The Aliens and Presidents Puzzle

This post is about a very tricky math puzzle, and really has very little to do with aliens or presidents. This puzzle made the rounds stumping people at Reed College in 2014, and was created by my friend Steve Silverman (who seems to have an unlimited supply of unique puzzles of his own design). All credit for cleverness and ingenuity goes to him. This post was written because there were several people who did not believe that this puzzle had a real, unique, solution or else that there was some wordplay involved rather than mathematics. The puzzle begins below:

There are aliens living in a nearby solar system, and they love to travel. They also eat humans. On some day after 1800 they realize that one of their journeys will take them past Earth, and so they decide to ‘check out the menu’ and determine whether it would be worthwhile to stop on Earth for lunch. Now some humans are edible, and the rest are inedible. The advance scouting party that the Aliens send to see whether a stop would be viable perform a complete, precise, and instant census. They discover that the chance that two humans selected at random would both be inedible is exactly 50%. They determine that the venture would be uneconomical, and left.

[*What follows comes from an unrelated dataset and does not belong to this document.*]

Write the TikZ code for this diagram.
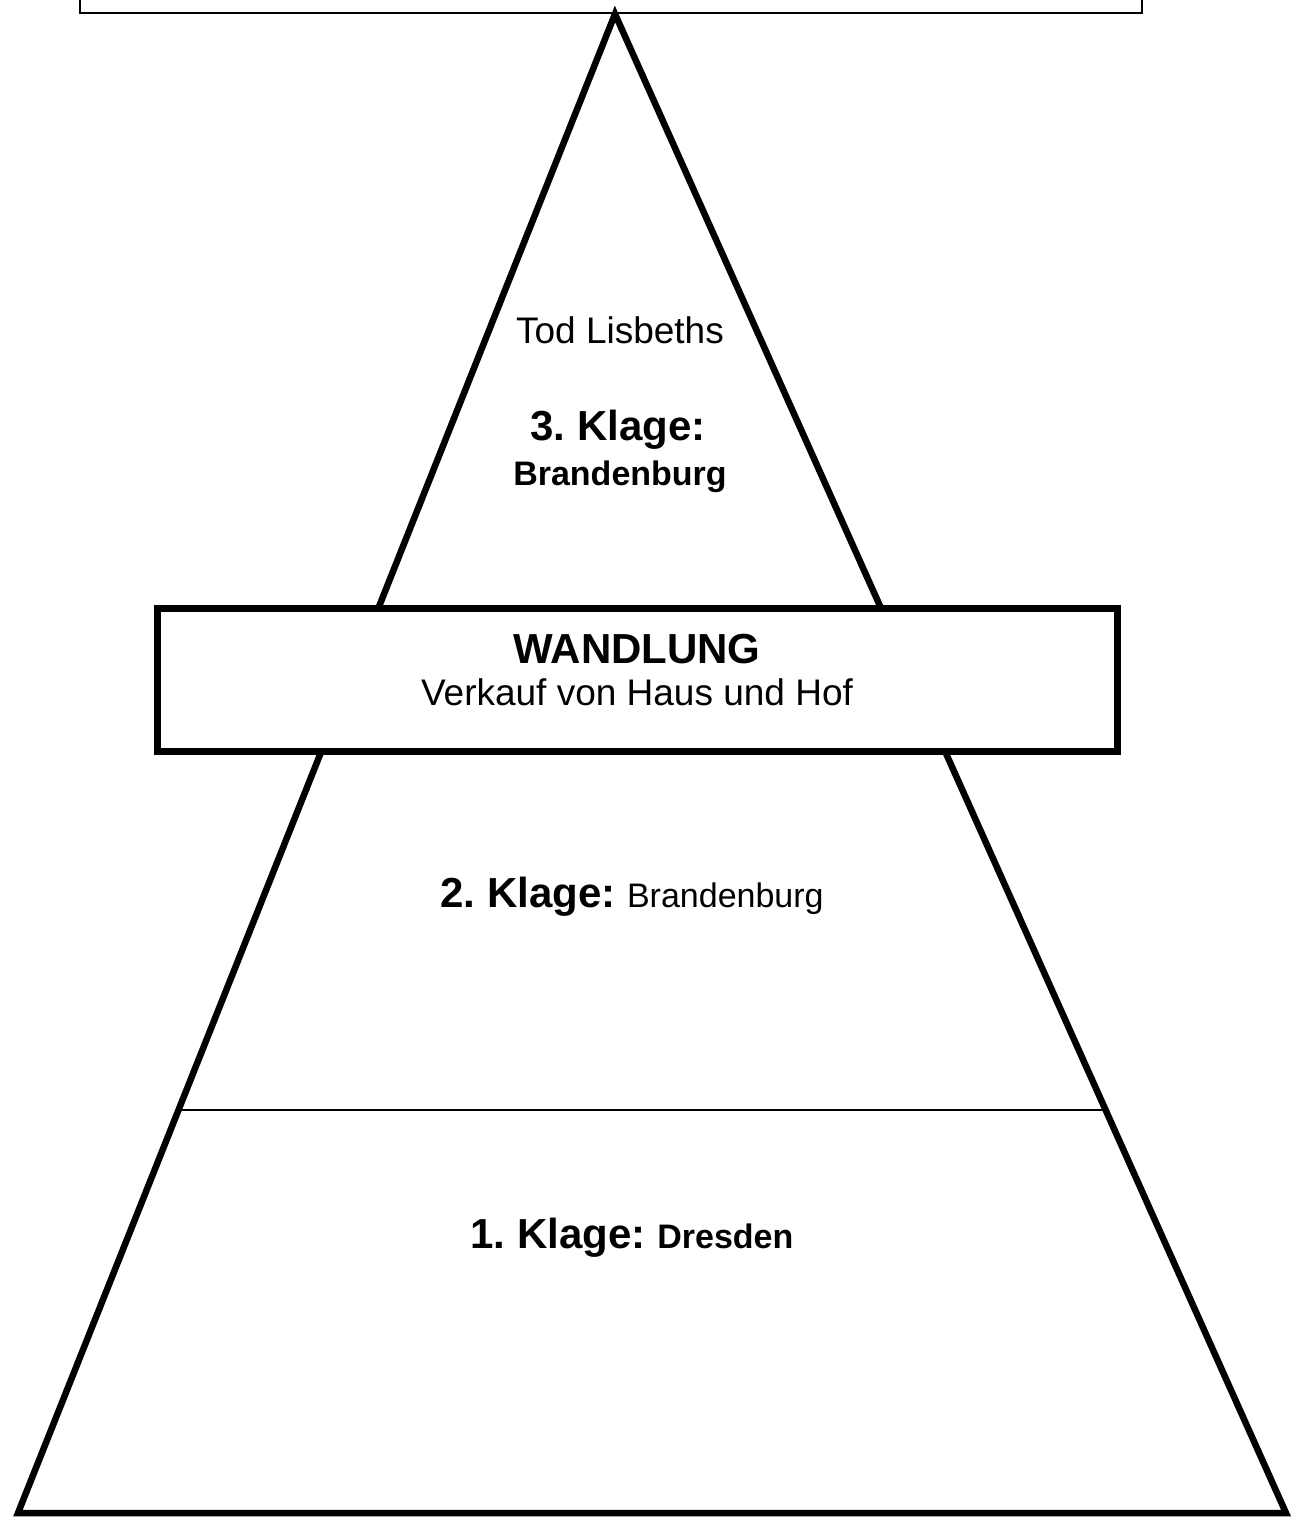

Question: On that day who was president of the United States?

Click here to see the solution.

I love this puzzle because it needs no advanced mathematics (anything beyond elementary probability and you’re probably on the wrong track), and yet continues to stump so many people…including some very skilled mathematicians. It also serves as a demonstration of the incredible power of mathematics to find solutions in situations that seem impossible; in this case by exploiting structure in the problem that carries more import than intuition would predict. “How the hell…?” is the normal reaction to this puzzle, and yet the solution exists and is accesible to the pioneering mind with only minimal training.